(Exercise prompt):
Search the material for the word "document" and copy each line that holds it.

(Source records):
┌────────
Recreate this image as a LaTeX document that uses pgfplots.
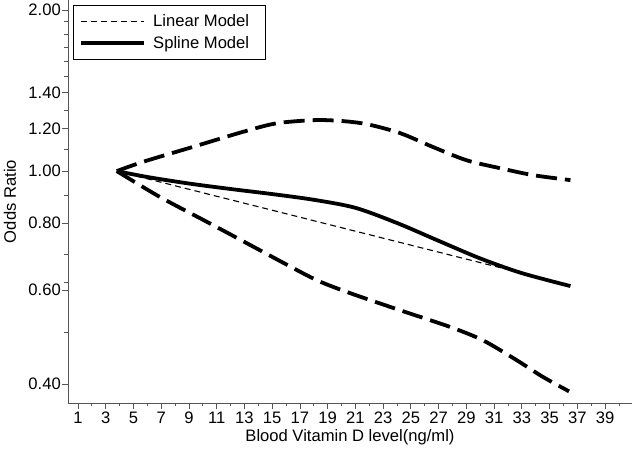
└────────
┌────────
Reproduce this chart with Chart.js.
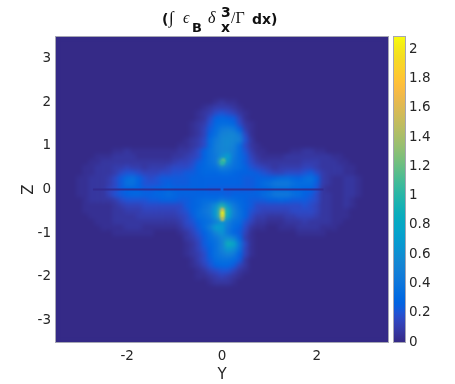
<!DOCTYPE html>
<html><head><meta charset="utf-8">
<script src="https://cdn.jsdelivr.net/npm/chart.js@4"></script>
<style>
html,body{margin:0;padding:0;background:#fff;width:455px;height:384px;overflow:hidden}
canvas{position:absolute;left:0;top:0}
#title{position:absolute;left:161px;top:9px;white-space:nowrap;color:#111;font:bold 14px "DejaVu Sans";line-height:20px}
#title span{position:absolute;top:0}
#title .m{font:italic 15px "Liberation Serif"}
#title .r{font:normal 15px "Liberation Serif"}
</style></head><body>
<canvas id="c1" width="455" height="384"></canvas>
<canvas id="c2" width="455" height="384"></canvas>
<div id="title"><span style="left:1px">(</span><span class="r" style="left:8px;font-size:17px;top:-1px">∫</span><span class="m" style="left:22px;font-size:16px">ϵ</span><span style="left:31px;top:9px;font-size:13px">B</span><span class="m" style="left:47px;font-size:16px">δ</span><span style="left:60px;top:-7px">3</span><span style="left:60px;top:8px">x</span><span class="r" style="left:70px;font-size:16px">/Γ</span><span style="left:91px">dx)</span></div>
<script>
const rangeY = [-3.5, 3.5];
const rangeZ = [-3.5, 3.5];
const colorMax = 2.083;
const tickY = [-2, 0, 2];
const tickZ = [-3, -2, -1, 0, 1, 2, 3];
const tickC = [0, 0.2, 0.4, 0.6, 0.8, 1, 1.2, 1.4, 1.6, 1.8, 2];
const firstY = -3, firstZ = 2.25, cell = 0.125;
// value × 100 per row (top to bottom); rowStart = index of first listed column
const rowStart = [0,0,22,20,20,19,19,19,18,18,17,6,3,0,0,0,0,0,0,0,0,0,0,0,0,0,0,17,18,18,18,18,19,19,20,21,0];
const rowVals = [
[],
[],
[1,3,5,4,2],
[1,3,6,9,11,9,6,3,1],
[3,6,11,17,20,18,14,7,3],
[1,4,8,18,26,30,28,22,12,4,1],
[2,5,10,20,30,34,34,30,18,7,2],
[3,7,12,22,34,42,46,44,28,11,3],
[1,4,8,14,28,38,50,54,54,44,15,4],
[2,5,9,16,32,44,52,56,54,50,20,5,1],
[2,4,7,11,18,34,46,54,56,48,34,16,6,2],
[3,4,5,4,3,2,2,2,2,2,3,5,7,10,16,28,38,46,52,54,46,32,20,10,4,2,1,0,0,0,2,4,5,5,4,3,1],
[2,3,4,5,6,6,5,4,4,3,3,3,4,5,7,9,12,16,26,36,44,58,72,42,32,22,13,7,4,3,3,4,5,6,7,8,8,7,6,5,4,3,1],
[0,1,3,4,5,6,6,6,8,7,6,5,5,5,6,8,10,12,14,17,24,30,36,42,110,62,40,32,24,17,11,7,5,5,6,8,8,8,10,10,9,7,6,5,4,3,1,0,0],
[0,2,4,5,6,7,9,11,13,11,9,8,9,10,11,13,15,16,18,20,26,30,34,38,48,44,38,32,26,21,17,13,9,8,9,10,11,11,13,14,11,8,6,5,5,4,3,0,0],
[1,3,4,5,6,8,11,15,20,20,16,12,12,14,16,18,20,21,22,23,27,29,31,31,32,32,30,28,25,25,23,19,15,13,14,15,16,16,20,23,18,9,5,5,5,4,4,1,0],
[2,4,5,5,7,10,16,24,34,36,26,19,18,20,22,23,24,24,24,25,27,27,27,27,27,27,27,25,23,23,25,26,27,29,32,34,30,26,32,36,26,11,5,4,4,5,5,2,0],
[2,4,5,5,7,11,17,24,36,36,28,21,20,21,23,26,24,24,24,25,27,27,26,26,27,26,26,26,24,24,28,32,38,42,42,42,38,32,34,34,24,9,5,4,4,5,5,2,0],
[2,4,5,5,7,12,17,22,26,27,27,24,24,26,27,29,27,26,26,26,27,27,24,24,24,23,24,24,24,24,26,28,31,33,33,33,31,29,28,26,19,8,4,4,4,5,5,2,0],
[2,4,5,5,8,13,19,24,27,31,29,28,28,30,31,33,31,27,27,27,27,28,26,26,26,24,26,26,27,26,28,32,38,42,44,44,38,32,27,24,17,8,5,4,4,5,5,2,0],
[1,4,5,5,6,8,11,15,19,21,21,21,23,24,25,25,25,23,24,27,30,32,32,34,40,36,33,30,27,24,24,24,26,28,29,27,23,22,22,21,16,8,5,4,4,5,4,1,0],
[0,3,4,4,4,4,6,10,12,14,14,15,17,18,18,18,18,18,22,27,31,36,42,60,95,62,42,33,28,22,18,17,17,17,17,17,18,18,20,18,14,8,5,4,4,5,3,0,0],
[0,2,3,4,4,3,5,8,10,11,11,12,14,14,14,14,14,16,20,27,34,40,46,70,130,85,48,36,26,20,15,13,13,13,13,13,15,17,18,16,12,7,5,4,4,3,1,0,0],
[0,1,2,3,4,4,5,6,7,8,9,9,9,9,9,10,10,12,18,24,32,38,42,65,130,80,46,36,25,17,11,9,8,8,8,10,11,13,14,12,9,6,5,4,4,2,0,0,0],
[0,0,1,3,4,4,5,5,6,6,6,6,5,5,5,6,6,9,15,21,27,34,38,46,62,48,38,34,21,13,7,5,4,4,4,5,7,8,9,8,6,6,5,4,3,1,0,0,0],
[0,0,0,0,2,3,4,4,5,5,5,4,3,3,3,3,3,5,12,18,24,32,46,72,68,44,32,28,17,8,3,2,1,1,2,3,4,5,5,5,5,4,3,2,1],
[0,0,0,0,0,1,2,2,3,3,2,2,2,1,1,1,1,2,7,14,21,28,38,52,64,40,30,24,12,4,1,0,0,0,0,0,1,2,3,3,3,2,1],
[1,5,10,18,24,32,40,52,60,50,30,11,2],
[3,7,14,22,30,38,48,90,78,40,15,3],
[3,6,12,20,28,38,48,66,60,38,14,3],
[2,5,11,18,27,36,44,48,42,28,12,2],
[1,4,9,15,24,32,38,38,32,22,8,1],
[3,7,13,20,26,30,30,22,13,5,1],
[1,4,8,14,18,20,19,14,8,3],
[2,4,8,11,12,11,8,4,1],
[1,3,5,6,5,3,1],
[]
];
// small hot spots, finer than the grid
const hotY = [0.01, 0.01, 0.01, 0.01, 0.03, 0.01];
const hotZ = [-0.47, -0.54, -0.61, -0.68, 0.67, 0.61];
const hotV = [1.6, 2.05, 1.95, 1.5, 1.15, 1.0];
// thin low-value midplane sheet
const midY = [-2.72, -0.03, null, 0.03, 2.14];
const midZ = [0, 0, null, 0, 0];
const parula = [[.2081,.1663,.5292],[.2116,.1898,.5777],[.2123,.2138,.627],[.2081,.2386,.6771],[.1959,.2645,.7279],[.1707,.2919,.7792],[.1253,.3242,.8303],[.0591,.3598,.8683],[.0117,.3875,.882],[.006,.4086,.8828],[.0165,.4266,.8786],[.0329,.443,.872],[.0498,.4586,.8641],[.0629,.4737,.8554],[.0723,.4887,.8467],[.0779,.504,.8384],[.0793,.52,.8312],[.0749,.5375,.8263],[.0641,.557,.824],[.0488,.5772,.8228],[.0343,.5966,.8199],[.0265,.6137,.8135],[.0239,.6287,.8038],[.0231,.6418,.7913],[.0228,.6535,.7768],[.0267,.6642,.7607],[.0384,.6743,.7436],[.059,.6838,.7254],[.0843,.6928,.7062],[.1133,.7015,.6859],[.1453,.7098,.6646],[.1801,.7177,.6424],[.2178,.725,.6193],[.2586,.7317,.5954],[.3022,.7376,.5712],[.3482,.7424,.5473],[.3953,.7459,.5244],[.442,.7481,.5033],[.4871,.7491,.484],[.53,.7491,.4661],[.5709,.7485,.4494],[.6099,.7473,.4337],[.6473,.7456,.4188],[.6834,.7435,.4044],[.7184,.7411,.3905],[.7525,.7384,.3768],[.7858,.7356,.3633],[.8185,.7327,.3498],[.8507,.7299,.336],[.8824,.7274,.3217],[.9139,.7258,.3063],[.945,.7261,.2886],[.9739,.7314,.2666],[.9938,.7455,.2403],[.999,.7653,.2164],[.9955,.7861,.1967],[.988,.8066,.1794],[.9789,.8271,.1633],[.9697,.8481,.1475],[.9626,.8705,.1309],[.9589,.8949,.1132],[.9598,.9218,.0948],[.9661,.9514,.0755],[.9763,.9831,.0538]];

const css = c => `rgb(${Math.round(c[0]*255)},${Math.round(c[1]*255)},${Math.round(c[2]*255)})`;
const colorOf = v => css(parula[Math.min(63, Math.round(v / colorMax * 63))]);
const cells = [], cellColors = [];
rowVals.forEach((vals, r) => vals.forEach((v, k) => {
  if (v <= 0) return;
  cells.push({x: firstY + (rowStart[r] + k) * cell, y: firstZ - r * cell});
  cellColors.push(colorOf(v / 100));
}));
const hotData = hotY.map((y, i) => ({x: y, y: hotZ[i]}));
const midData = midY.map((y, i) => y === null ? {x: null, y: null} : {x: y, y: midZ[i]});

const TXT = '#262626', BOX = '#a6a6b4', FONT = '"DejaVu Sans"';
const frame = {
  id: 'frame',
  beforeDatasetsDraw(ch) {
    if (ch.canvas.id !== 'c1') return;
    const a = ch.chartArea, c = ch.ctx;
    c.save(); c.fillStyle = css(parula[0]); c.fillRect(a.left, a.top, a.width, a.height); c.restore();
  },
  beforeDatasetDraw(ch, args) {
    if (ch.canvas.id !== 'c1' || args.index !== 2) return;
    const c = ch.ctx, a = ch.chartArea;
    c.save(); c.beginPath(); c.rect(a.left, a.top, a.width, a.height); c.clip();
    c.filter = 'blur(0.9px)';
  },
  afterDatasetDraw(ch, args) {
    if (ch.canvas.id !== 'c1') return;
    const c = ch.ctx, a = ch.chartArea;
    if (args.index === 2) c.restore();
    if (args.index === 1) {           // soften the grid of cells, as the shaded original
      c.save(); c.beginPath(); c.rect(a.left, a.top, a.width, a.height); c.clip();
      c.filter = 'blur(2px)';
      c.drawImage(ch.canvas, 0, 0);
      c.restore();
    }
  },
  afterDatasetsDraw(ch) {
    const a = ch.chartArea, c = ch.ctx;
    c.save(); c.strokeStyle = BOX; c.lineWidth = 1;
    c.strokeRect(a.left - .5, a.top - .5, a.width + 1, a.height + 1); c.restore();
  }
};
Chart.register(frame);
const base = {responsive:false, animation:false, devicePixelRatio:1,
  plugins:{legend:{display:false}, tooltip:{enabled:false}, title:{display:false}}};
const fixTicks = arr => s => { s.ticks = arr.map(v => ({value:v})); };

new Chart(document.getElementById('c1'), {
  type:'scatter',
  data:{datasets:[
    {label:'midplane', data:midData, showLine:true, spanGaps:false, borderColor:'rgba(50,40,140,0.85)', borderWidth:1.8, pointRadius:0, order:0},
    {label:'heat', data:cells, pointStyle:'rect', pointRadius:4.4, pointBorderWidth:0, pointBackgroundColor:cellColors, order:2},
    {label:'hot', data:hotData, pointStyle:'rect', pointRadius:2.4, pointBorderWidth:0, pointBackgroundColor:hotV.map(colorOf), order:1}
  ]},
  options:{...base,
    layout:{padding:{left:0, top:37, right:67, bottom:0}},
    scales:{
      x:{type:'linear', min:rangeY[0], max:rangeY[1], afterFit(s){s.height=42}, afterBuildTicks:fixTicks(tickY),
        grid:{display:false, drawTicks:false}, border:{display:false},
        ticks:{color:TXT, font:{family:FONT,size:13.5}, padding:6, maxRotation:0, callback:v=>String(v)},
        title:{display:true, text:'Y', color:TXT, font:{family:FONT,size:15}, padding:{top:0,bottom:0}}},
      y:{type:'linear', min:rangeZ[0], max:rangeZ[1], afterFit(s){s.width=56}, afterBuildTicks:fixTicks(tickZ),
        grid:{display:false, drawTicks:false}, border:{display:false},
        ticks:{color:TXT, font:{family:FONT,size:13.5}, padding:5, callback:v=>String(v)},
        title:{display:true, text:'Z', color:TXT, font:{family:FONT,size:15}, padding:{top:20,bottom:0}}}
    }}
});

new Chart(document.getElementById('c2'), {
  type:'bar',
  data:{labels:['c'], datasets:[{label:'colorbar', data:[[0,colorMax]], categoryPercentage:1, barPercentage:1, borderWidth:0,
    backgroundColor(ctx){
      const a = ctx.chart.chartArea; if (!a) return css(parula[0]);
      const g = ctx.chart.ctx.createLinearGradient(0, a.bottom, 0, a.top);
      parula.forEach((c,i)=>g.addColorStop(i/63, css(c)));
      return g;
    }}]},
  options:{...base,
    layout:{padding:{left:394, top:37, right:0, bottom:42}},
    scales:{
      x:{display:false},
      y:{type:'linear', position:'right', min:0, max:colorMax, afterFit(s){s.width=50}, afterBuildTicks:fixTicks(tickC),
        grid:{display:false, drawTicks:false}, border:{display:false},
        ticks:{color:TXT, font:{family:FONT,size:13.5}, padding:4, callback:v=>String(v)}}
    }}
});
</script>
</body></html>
└────────
(Problem solution):
Recreate this image as a LaTeX document that uses pgfplots.
new Chart(document.getElementById('c1'), {
new Chart(document.getElementById('c2'), {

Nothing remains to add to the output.